TASK INPUT
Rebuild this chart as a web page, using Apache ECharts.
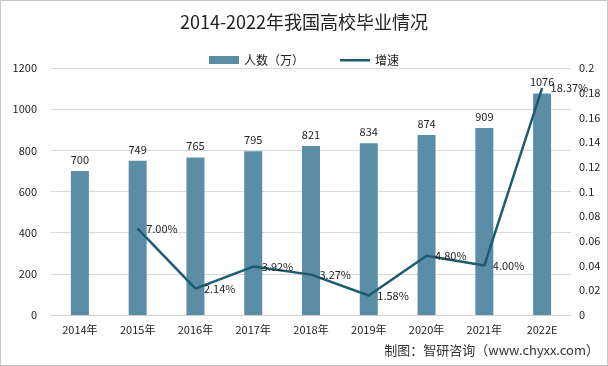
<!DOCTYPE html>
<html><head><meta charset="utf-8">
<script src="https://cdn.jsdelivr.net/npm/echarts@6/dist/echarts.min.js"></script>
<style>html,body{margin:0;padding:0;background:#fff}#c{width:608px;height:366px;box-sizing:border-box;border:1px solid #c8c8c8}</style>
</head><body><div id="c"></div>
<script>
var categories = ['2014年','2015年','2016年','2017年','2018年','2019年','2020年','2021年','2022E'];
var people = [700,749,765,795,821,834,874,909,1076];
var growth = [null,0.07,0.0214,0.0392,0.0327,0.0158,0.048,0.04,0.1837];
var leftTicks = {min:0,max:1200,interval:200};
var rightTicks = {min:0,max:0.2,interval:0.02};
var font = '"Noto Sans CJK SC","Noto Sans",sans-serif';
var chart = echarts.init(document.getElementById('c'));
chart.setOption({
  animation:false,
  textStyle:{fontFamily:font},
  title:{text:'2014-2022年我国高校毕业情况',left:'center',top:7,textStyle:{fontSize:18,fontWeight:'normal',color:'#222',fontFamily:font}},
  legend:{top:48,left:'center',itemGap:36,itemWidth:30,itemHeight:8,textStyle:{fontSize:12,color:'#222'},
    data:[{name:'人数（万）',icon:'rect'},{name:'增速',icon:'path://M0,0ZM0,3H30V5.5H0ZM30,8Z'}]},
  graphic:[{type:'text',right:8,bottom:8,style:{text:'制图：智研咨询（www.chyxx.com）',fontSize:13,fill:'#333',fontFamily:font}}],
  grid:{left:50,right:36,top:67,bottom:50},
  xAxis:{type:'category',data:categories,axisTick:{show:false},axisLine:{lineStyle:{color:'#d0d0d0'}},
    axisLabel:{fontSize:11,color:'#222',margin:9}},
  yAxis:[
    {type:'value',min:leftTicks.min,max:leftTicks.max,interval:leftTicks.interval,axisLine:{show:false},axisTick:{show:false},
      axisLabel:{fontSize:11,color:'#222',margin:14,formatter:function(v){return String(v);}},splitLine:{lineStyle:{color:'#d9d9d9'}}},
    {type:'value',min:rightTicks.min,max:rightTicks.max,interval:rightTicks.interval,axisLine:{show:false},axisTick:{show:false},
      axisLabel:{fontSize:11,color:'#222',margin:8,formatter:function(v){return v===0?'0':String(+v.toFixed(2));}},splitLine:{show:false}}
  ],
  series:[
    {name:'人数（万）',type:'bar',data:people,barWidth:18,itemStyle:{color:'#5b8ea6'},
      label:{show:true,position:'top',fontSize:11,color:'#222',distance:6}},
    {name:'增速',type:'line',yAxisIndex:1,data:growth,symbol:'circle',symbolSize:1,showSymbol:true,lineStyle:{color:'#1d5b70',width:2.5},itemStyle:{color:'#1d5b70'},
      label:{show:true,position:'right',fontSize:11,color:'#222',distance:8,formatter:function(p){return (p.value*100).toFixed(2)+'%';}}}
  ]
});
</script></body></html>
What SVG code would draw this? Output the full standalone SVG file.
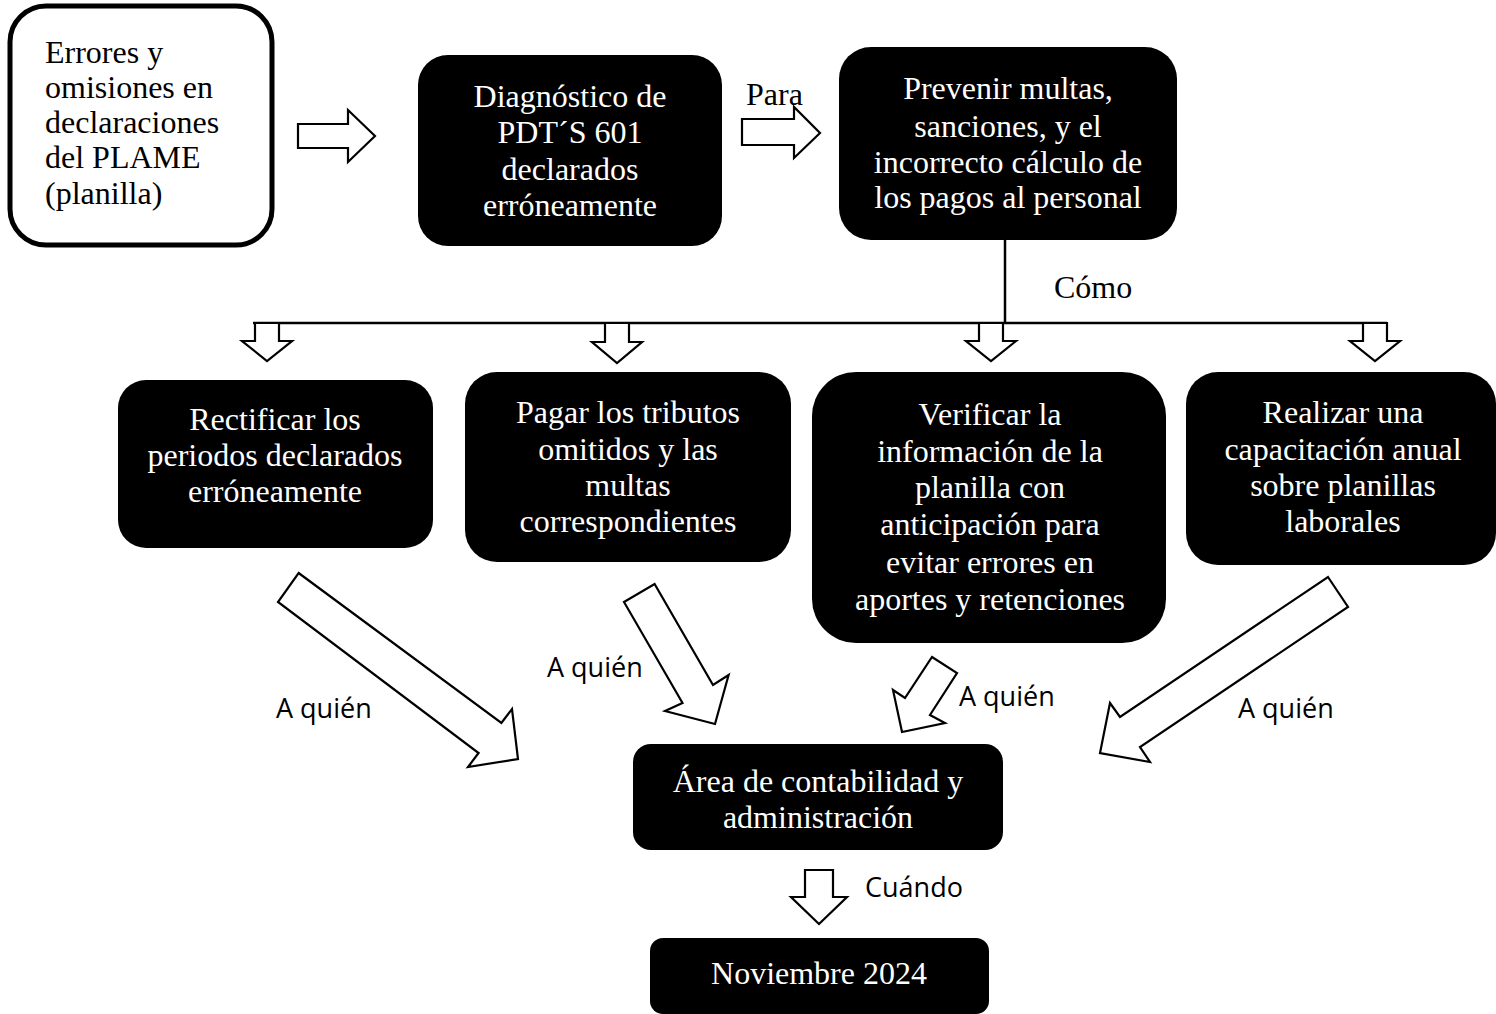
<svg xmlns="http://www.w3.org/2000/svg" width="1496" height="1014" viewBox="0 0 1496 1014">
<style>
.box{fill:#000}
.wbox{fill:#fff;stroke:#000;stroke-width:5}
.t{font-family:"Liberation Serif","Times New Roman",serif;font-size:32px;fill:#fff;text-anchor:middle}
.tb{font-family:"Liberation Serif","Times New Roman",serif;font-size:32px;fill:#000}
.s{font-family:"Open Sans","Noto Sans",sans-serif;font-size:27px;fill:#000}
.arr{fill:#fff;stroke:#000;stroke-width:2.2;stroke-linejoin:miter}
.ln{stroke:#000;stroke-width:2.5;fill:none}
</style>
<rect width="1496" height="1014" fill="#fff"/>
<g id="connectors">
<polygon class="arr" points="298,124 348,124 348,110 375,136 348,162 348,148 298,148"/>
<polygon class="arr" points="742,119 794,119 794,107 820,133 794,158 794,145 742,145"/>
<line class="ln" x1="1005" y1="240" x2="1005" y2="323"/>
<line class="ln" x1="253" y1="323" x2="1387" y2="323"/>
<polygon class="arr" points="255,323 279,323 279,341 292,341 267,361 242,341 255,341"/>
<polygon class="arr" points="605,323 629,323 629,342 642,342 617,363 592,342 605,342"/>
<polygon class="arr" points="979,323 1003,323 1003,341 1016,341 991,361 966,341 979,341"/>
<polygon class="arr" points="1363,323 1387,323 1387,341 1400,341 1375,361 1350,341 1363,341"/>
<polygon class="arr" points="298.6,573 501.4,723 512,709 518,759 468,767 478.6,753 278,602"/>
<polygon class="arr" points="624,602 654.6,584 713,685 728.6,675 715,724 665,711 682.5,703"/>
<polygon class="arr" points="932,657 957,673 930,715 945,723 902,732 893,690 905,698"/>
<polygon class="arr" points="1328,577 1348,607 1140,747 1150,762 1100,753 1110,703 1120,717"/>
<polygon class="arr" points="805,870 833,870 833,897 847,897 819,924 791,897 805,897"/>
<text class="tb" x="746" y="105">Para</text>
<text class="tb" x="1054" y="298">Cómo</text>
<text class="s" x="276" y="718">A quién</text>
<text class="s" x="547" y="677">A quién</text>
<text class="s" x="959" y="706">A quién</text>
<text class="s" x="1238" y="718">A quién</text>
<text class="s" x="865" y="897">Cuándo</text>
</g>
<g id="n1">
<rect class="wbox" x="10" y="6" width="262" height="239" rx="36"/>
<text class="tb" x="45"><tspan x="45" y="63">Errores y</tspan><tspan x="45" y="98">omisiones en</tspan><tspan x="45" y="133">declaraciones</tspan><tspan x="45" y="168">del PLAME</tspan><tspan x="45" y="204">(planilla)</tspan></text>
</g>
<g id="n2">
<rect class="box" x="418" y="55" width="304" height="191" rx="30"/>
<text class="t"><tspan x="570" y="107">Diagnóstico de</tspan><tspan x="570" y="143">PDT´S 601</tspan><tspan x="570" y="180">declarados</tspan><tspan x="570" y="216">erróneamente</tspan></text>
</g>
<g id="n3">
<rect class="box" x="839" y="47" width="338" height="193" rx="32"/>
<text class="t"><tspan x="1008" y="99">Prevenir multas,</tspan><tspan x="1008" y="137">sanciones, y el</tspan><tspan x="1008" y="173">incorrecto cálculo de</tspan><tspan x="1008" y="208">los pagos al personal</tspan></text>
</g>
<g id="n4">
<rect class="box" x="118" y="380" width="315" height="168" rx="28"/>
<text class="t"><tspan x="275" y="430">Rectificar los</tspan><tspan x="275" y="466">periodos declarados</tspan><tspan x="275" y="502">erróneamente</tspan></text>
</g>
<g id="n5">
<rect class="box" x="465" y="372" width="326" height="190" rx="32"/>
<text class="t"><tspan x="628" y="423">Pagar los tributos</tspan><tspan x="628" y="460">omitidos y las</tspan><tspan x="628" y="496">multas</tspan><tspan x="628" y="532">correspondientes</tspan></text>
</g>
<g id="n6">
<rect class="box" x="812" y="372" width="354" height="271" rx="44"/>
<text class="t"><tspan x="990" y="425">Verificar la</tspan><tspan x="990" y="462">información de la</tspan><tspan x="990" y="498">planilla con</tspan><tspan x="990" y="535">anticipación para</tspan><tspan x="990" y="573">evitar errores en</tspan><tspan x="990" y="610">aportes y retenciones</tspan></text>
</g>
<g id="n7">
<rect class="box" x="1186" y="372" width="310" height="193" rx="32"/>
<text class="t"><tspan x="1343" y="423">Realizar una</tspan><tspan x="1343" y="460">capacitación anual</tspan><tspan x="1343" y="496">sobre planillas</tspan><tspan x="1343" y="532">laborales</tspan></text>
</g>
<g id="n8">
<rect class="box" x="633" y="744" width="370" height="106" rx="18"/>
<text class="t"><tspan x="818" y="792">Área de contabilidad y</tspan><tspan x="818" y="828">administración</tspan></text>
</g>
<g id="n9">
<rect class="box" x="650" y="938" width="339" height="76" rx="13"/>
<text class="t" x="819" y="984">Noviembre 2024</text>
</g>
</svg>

PROBLEM DETAILS
From the data above, show each line that contains "this".

THE COMPLETED TASK
Rebuild this chart as a web page, using Apache ECharts.
What SVG code would draw this? Output the full standalone SVG file.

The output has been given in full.